■ MATERIAL
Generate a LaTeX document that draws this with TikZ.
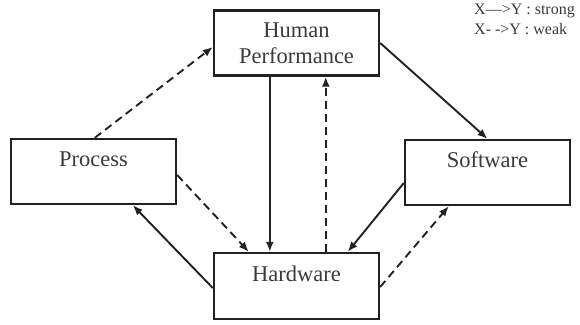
\documentclass[tikz,border=0pt]{standalone}
\usepackage{fontspec}
\setmainfont{Liberation Serif}
\usetikzlibrary{arrows.meta,calc}
\definecolor{ln}{HTML}{222222}
\definecolor{tx}{HTML}{3A3A3A}
\tikzset{
  box/.style={draw=ln, line width=2.4pt, minimum width=165pt, minimum height=65pt, inner sep=0pt},
  lbl/.style={text=tx, font=\fontsize{22.5}{26.5}\selectfont, inner sep=0pt, align=center},
  strongarr/.style={draw=ln, line width=1.9pt, -{Latex[length=10pt,width=8pt]}},
  weakarr/.style={strongarr, dash pattern=on 8pt off 5pt},
}
\begin{document}
\begin{tikzpicture}[x=1pt,y=-1pt]
\useasboundingbox (0,0) rectangle (580,324);
\node[box] (hp) at (296.5,43) {};
\node[box] (p) at (93.5,171.5) {};
\node[box] (sw) at (487.5,172.5) {};
\node[box, minimum height=66pt] (hw) at (296.5,286) {};
\node[lbl] (hpt) at (hp.center) {Human\\Performance};
\node[lbl] (pt) at ($(p.north)+(0,21)$) {Process};
\node[lbl] (swt) at ($(sw.north)+(0,21)$) {Software};
\node[lbl] (hwt) at ($(hw.north)+(0,22)$) {Hardware};
\node[text=tx, font=\fontsize{16}{20}\selectfont, anchor=north west, align=left, inner sep=0pt] (leg) at (474,4) {X—>Y : strong\\X- ->Y : weak};
% connectors
\draw[weakarr] ($(p.north west)+(85,0)$) -- ($(hp.west)+(0,4)$);
\draw[strongarr] (hp.east) -- (sw.north);
\draw[strongarr] ($(hp.south west)+(57,0)$) -- ($(hw.north west)+(57,0)$);
\draw[weakarr] ($(hw.north west)+(113,0)$) -- ($(hp.south west)+(113,0)$);
\draw[weakarr] ($(p.east)+(0,3.5)$) -- ($(hw.north west)+(36,0)$);
\draw[strongarr] ($(sw.west)+(0,10.5)$) -- ($(hw.north west)+(135,0)$);
\draw[strongarr] ($(hw.west)+(0,2)$) -- ($(p.south west)+(123,0)$);
\draw[weakarr] ($(hw.east)+(0,1)$) -- ($(sw.south west)+(45,0)$);
\end{tikzpicture}
\end{document}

■ REQUIRED WORK
Print the complete listing exactly as it stands, without its pictures.

■ RESPONSE TO THE TASK
Generate a LaTeX document that draws this with TikZ.
\documentclass[tikz,border=0pt]{standalone}
\usepackage{fontspec}
\setmainfont{Liberation Serif}
\usetikzlibrary{arrows.meta,calc}
\definecolor{ln}{HTML}{222222}
\definecolor{tx}{HTML}{3A3A3A}
\tikzset{
  box/.style={draw=ln, line width=2.4pt, minimum width=165pt, minimum height=65pt, inner sep=0pt},
  lbl/.style={text=tx, font=\fontsize{22.5}{26.5}\selectfont, inner sep=0pt, align=center},
  strongarr/.style={draw=ln, line width=1.9pt, -{Latex[length=10pt,width=8pt]}},
  weakarr/.style={strongarr, dash pattern=on 8pt off 5pt},
}
\begin{document}
\begin{tikzpicture}[x=1pt,y=-1pt]
\useasboundingbox (0,0) rectangle (580,324);
\node[box] (hp) at (296.5,43) {};
\node[box] (p) at (93.5,171.5) {};
\node[box] (sw) at (487.5,172.5) {};
\node[box, minimum height=66pt] (hw) at (296.5,286) {};
\node[lbl] (hpt) at (hp.center) {Human\\Performance};
\node[lbl] (pt) at ($(p.north)+(0,21)$) {Process};
\node[lbl] (swt) at ($(sw.north)+(0,21)$) {Software};
\node[lbl] (hwt) at ($(hw.north)+(0,22)$) {Hardware};
\node[text=tx, font=\fontsize{16}{20}\selectfont, anchor=north west, align=left, inner sep=0pt] (leg) at (474,4) {X—>Y : strong\\X- ->Y : weak};
% connectors
\draw[weakarr] ($(p.north west)+(85,0)$) -- ($(hp.west)+(0,4)$);
\draw[strongarr] (hp.east) -- (sw.north);
\draw[strongarr] ($(hp.south west)+(57,0)$) -- ($(hw.north west)+(57,0)$);
\draw[weakarr] ($(hw.north west)+(113,0)$) -- ($(hp.south west)+(113,0)$);
\draw[weakarr] ($(p.east)+(0,3.5)$) -- ($(hw.north west)+(36,0)$);
\draw[strongarr] ($(sw.west)+(0,10.5)$) -- ($(hw.north west)+(135,0)$);
\draw[strongarr] ($(hw.west)+(0,2)$) -- ($(p.south west)+(123,0)$);
\draw[weakarr] ($(hw.east)+(0,1)$) -- ($(sw.south west)+(45,0)$);
\end{tikzpicture}
\end{document}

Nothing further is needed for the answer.